Given exercise:
Collect all lines containing the word "this" from the data.

Dataset content:
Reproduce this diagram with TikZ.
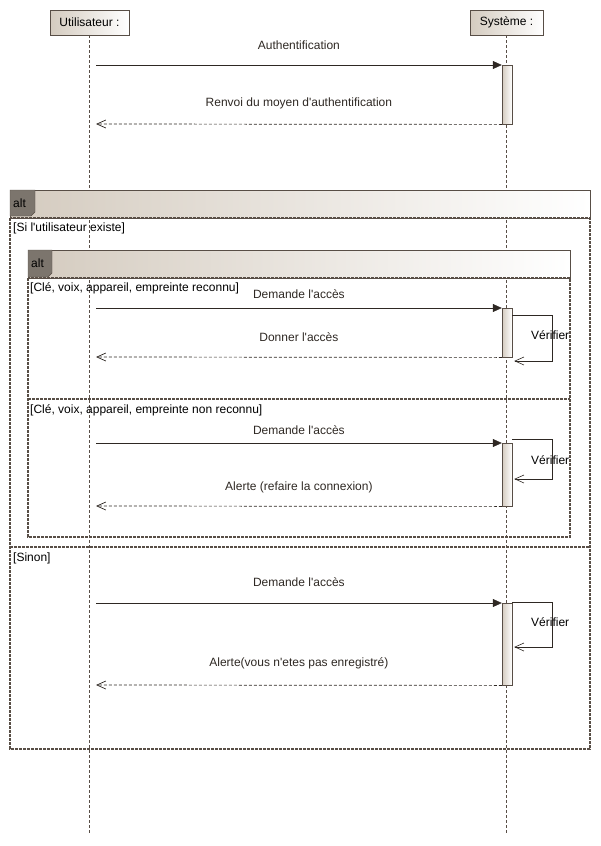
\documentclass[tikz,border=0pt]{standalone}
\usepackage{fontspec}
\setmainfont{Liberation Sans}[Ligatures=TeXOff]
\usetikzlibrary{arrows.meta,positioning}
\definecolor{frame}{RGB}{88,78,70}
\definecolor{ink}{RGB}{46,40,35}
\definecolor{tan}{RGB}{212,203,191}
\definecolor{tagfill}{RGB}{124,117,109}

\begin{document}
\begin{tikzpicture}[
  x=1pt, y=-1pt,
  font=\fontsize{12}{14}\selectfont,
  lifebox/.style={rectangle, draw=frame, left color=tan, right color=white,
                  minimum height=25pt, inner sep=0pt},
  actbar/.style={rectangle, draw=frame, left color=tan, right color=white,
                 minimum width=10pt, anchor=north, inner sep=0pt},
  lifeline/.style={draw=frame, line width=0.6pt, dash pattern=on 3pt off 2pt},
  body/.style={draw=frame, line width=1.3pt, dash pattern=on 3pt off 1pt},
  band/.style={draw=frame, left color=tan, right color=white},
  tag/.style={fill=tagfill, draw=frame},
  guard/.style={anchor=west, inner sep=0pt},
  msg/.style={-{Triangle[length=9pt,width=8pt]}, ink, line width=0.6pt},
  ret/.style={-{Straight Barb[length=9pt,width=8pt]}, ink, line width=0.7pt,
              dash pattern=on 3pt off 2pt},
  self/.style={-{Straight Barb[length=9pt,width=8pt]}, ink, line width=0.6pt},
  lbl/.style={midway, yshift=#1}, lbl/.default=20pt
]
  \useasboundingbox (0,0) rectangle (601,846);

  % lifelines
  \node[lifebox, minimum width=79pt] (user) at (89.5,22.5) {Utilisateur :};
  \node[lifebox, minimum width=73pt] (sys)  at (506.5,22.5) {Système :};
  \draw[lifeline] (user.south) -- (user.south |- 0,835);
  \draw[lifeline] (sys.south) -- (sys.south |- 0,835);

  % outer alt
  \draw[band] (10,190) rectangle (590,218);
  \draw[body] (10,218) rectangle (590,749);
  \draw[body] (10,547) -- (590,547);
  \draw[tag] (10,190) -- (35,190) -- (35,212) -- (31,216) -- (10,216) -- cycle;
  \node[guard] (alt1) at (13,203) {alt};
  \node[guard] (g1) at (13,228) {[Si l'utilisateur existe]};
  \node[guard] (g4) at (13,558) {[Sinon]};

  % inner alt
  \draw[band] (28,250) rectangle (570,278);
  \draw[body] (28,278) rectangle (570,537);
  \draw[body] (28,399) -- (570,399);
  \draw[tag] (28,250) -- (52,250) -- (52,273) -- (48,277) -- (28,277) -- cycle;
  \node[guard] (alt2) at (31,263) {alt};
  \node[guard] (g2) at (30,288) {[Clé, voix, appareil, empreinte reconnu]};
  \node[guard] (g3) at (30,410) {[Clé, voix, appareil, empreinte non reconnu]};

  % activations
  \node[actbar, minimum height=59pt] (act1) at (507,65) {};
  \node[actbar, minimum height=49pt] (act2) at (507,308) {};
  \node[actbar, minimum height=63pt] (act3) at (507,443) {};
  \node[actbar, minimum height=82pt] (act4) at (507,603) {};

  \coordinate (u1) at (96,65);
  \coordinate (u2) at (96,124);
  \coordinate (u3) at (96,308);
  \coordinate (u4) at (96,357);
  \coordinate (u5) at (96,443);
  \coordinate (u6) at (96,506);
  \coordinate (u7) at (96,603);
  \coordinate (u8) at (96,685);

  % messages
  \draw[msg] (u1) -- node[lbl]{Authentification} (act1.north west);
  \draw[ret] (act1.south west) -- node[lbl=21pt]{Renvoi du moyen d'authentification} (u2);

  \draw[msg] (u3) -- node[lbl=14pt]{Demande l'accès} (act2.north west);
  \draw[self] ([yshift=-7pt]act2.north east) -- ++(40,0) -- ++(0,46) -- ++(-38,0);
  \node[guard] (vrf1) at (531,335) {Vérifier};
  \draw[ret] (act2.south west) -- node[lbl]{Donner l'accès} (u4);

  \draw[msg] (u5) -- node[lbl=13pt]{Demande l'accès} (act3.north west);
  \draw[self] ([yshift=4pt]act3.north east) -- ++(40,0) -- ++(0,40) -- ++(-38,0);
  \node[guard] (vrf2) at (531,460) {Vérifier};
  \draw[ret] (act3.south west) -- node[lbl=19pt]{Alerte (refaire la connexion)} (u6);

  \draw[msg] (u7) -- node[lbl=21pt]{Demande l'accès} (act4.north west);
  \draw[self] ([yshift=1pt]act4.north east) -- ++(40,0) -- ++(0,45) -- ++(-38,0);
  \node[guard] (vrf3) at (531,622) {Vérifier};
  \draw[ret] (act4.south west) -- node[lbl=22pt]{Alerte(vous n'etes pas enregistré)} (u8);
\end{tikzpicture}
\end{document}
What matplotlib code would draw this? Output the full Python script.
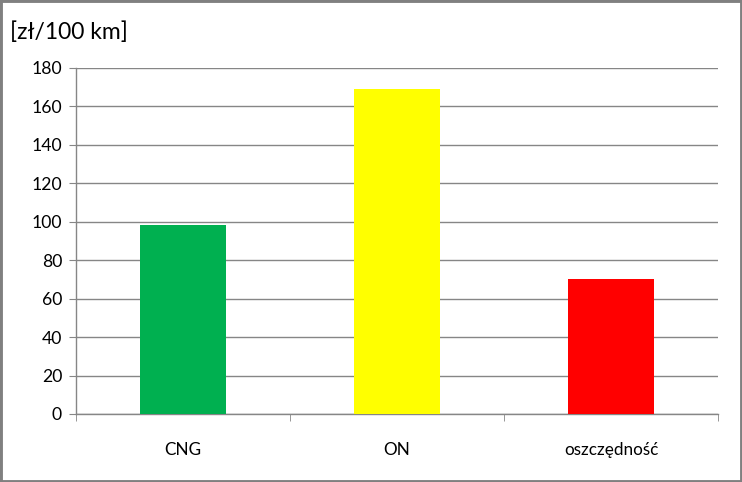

Exercise output:
Reproduce this diagram with TikZ.
What matplotlib code would draw this? Output the full Python script.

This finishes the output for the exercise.